Posted by Russell R. Collins
by Russell R. Collins

It seems that almost every time you open your email inbox, another flood of messages arrives congratulating you for qualifying for a specially discounted rate for a loan. After wading your way through these messages, you then find that scattered liberally throughout the web pages you visit are yet more adverts for cheap loans that exactly fit your specific circumstances.

With so much apparent choice and variety, it can become overwhelming, and identifying which would be the best option for your individual circumstances can be a very difficult task.

Depending upon your circumstances, such as employment, credit history, home ownership status and so on, you will be eligible for different rates and repayment terms.
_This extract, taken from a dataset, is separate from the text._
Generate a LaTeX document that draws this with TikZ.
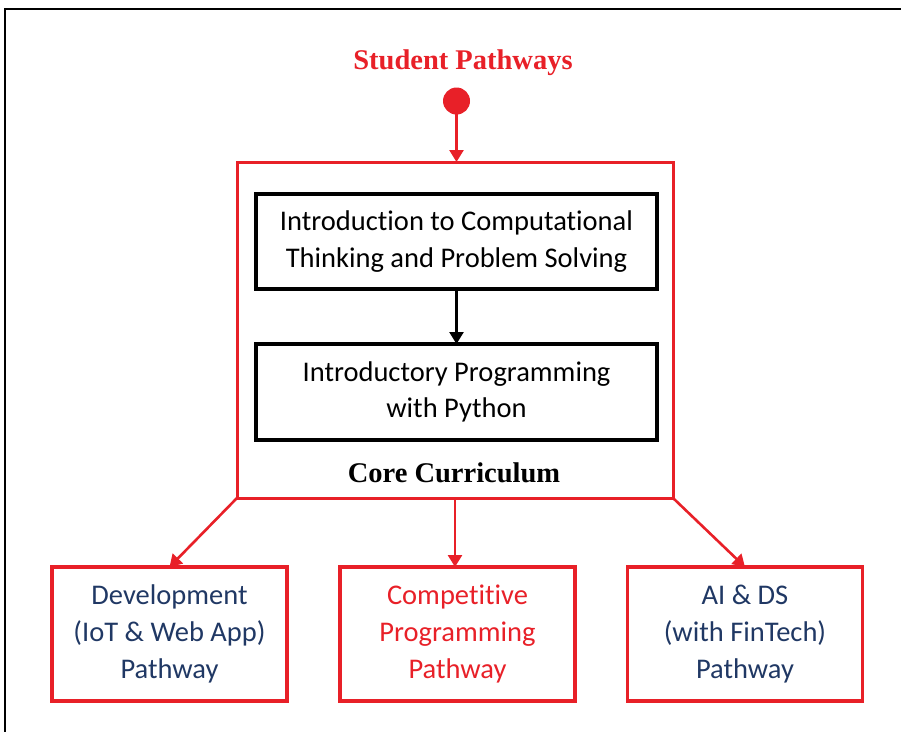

A significant deciding factor in determining how good a rate you will be able to obtain will depend on how urgently you need the money, and whether you intend to pay it back quite quickly, or spread out over a longer period of time. A short term arrangement, such as a ‘pay day’ loan, is often only spread over three or four weeks, and is paid back in full from your next salary payment. Although the rate of interest is substantial, if paid off quickly it can be a positive solution for many.

Secured loans, however, always offer the most competitive terms and rates of interest, since in these cases the lender has the knowledge that their money is backed up by the property or secured capital, and as such, is relatively safe. Lenders compete fiercely within this market place.

In order to find the cheapest loans available, ideally you should be in well paid, full time employment, with a good credit history and property against which the loan can be secured. If you are fortunate enough to be in this situation, then you would be wise to shop around, since you will be considered a very safe borrower, and lenders will be very keen to attract your attention.

Of course, not everyone is lucky enough to be in such a position, and there is an increasing market for those whose circumstances leave much to be desired. Many lenders will be able to offer deals to these people, although the rates and terms are far less competitive. Nonetheless, there is still much variation in the products available, and it is still very much to be advised to research the market first. Often, though, it is the very people who can least afford to enter an agreement that is very uncompetitive that do so, usually because their circumstances lead them to need the funds quickly.

Indeed, often it is the case that the borrower is so relieved to find someone who will lend at all, that they take the first offer made. What may seem like a good deal at the time could result in being committed to paying a far higher rate of interest than was necessary, and paying far more in the long term than if they had spent more time shopping around to compare deals.